Tuesday, April 29th, 2008

Liberalized insurance and longer amortization called ‘risky’

John Morrissy
Sun

Liberalization of the Canadian mortgage-insurance market and the advent of 40-year amortizations are driving the housing market into “uncharted waters” with unknown risks, according to a Scotiabank report released Monday.

Recent innovation in the Canadian mortgage market has been conservative and lacks the dangers of the U.S. subprime fiasco, said Derek Holt, the report’s author. Nevertheless, he warns, new approaches are “changing the longer-term risk dynamics in a way that gradually takes us toward a different mortgage market.”
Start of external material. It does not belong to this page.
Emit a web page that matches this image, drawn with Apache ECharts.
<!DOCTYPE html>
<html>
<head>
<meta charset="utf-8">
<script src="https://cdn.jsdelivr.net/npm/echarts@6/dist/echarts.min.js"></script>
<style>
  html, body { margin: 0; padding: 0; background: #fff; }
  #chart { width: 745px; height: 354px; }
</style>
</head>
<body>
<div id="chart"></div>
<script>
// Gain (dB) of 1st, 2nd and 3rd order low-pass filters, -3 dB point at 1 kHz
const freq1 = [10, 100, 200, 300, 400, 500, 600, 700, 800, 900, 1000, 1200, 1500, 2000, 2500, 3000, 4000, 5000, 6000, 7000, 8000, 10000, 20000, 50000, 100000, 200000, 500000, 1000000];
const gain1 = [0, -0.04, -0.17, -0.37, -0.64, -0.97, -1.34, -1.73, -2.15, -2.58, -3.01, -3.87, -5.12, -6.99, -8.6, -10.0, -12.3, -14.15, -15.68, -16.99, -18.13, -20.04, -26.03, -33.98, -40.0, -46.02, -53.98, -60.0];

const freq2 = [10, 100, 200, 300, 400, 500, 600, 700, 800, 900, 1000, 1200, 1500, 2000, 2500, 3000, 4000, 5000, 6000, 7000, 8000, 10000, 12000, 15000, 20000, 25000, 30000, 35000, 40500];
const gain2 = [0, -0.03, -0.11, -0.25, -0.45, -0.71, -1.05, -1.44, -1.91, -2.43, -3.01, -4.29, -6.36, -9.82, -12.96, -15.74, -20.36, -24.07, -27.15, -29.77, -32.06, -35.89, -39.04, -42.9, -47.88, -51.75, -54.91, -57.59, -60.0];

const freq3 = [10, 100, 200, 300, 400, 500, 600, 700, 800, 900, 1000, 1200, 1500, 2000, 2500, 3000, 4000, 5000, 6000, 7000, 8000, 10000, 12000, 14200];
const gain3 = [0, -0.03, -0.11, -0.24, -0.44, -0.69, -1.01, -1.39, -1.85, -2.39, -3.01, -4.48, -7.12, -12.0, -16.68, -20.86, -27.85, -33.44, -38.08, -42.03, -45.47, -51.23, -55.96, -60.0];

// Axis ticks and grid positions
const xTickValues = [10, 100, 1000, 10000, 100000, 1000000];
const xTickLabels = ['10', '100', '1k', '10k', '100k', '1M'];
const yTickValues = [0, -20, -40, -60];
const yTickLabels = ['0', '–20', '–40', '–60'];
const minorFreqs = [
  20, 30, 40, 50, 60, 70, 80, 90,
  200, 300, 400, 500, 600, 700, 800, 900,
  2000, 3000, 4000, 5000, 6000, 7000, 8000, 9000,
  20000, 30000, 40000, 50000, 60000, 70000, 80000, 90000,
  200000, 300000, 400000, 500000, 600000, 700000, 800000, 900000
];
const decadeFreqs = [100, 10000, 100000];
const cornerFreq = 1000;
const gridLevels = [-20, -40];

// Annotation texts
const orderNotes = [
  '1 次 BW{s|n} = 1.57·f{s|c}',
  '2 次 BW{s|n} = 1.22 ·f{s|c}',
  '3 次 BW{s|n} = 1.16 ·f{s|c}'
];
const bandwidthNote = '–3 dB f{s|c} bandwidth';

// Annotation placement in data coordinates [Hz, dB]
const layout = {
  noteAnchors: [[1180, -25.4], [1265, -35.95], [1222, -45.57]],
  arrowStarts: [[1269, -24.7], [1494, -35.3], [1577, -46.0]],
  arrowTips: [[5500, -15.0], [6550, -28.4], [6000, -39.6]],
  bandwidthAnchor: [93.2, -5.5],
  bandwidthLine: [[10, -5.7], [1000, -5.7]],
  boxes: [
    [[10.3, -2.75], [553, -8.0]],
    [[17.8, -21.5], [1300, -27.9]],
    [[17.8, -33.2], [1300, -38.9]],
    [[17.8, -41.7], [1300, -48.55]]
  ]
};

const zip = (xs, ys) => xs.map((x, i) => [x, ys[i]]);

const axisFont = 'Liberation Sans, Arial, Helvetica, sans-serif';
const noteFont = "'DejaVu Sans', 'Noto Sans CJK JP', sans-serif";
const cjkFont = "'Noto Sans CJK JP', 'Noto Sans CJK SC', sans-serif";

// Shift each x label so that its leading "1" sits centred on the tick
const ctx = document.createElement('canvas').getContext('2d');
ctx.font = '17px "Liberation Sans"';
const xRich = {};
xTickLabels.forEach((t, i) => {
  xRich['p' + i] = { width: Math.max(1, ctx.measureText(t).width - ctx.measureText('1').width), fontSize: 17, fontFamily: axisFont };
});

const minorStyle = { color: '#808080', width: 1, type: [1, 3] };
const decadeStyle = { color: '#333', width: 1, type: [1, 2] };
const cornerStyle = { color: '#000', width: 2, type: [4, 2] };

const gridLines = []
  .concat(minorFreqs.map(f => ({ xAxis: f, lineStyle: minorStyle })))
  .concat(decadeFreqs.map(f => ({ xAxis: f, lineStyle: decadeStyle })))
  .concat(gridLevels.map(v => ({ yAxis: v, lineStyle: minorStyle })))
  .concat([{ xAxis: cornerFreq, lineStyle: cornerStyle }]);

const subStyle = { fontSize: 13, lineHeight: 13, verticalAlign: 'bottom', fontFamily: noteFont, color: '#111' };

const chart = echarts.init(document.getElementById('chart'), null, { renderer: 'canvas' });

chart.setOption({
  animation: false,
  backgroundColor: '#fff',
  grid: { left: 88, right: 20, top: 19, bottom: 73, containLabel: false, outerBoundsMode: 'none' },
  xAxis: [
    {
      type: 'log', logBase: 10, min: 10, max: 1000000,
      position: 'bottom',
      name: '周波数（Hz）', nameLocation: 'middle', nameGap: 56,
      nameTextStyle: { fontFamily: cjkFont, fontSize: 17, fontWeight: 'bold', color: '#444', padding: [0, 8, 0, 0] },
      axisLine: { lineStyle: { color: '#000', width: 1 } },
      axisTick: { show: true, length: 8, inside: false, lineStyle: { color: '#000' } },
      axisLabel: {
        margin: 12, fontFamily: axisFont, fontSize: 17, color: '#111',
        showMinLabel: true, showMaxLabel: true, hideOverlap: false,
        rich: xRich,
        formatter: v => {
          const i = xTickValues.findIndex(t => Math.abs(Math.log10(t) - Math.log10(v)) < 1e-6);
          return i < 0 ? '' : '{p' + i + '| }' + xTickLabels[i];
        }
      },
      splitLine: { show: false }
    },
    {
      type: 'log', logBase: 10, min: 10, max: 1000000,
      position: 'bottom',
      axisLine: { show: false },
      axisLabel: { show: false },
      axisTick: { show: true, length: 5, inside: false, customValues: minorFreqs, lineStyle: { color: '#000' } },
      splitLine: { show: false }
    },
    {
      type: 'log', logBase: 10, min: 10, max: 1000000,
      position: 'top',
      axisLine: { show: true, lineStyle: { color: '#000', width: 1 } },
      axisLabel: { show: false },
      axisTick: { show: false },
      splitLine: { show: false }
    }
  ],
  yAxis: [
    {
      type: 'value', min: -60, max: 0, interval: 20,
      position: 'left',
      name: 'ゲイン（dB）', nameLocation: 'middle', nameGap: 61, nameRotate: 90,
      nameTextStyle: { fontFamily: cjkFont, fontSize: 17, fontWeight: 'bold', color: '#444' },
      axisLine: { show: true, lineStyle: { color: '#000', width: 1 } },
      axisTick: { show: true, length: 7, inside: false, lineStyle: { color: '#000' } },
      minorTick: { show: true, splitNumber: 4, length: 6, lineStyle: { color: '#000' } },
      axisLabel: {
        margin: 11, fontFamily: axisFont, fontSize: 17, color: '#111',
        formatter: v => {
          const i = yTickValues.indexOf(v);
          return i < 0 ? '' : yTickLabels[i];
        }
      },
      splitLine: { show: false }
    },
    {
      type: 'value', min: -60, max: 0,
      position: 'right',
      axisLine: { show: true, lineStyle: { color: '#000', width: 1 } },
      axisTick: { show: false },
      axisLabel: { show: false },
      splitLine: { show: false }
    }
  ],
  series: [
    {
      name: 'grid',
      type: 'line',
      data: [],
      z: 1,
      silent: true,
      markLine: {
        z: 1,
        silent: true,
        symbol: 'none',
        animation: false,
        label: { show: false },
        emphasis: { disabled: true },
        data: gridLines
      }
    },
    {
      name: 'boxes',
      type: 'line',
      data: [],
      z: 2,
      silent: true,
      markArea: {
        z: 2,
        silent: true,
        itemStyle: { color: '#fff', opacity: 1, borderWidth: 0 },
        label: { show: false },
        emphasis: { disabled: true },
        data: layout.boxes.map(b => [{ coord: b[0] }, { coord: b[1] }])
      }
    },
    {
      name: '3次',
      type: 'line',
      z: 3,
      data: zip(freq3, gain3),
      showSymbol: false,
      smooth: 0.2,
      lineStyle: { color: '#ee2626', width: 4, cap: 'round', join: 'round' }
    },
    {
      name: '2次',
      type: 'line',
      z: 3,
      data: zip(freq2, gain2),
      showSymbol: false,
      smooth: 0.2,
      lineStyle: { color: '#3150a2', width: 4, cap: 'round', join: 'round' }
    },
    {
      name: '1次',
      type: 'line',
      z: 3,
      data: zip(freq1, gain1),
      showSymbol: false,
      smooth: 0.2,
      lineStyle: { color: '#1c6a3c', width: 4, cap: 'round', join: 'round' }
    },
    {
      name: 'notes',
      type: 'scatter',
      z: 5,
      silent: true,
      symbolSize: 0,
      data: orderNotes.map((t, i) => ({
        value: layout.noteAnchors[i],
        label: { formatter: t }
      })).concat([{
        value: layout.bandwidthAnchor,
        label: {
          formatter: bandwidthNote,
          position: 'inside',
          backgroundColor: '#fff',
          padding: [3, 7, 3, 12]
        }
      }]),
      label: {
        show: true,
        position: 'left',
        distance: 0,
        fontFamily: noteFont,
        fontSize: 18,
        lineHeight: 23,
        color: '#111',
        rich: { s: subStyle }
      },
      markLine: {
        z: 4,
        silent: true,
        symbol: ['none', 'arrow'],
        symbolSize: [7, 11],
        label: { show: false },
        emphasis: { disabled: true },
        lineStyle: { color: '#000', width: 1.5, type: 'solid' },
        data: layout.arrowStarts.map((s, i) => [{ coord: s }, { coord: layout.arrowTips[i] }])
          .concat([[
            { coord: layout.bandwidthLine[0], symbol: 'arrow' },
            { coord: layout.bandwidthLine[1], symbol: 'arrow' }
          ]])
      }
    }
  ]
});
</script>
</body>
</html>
“If you continue to get take-up rates on these new products that are comparable to what we’re seeing right now, then three, four, five years from now a significant enough share of the total mortgage book will have gone into a totally different suite of products compared to anything that’s characterized our mortgage market in the past,” Holt said.

Longer-term amortizations now account for three-quarters of all monthly insured-mortgage applications, with the 40-year product accounting for half of that, the report said.

In the near term, their introduction — which began in 2006 when Ottawa “unshackled” the Canada Mortgage and Housing Corporation from the traditional 25-year mortgage — will help stabilize a softening Canadian housing market as it draws in a new group of buyers.

Longer term, however, nobody knows what the effect will be, Holt said.

If, for instance, buyers as a group tend to pay back the debt at an accelerated pace, it will increase the risk for the originators of the mortgages and buyers of mortgage-backed securities into which they are folded.

On the other hand, the report says, “future shock risk is being intensified,” in the event that a large portion of new buyers move into such leveraged products and suddenly face a shock to interest rates or wage growth.

Now, if faced with sudden difficulties, the holder of a 25-year mortgage can move into a 40-year, but it’s unclear what would happen if the 40 becomes the norm and economic difficulties arise.

“That’s uncharted waters for the Canadian mortgage industry,” Holt said.

Equally significant is the impact changes to the mortgage industry may have on the condo market, Holt said.

Starting last year, Ottawa changed the rules on insured-investor mortgages, allowing buyers to acquire an insured mortgage on a property other than a principal residence.

Holt said he estimates one in four condo buyers is a speculator looking to profit from property price gains and, he forecasts, “This is going to intensify influences of investor sentiment, particularly the condo market over the next few years.

“You’ll see more speculative activity in the market at a time when there’s already a fair amount.”

This can sharpen market downturns, as appears to be the case in Calgary, when prices drop and speculators rush to unload properties.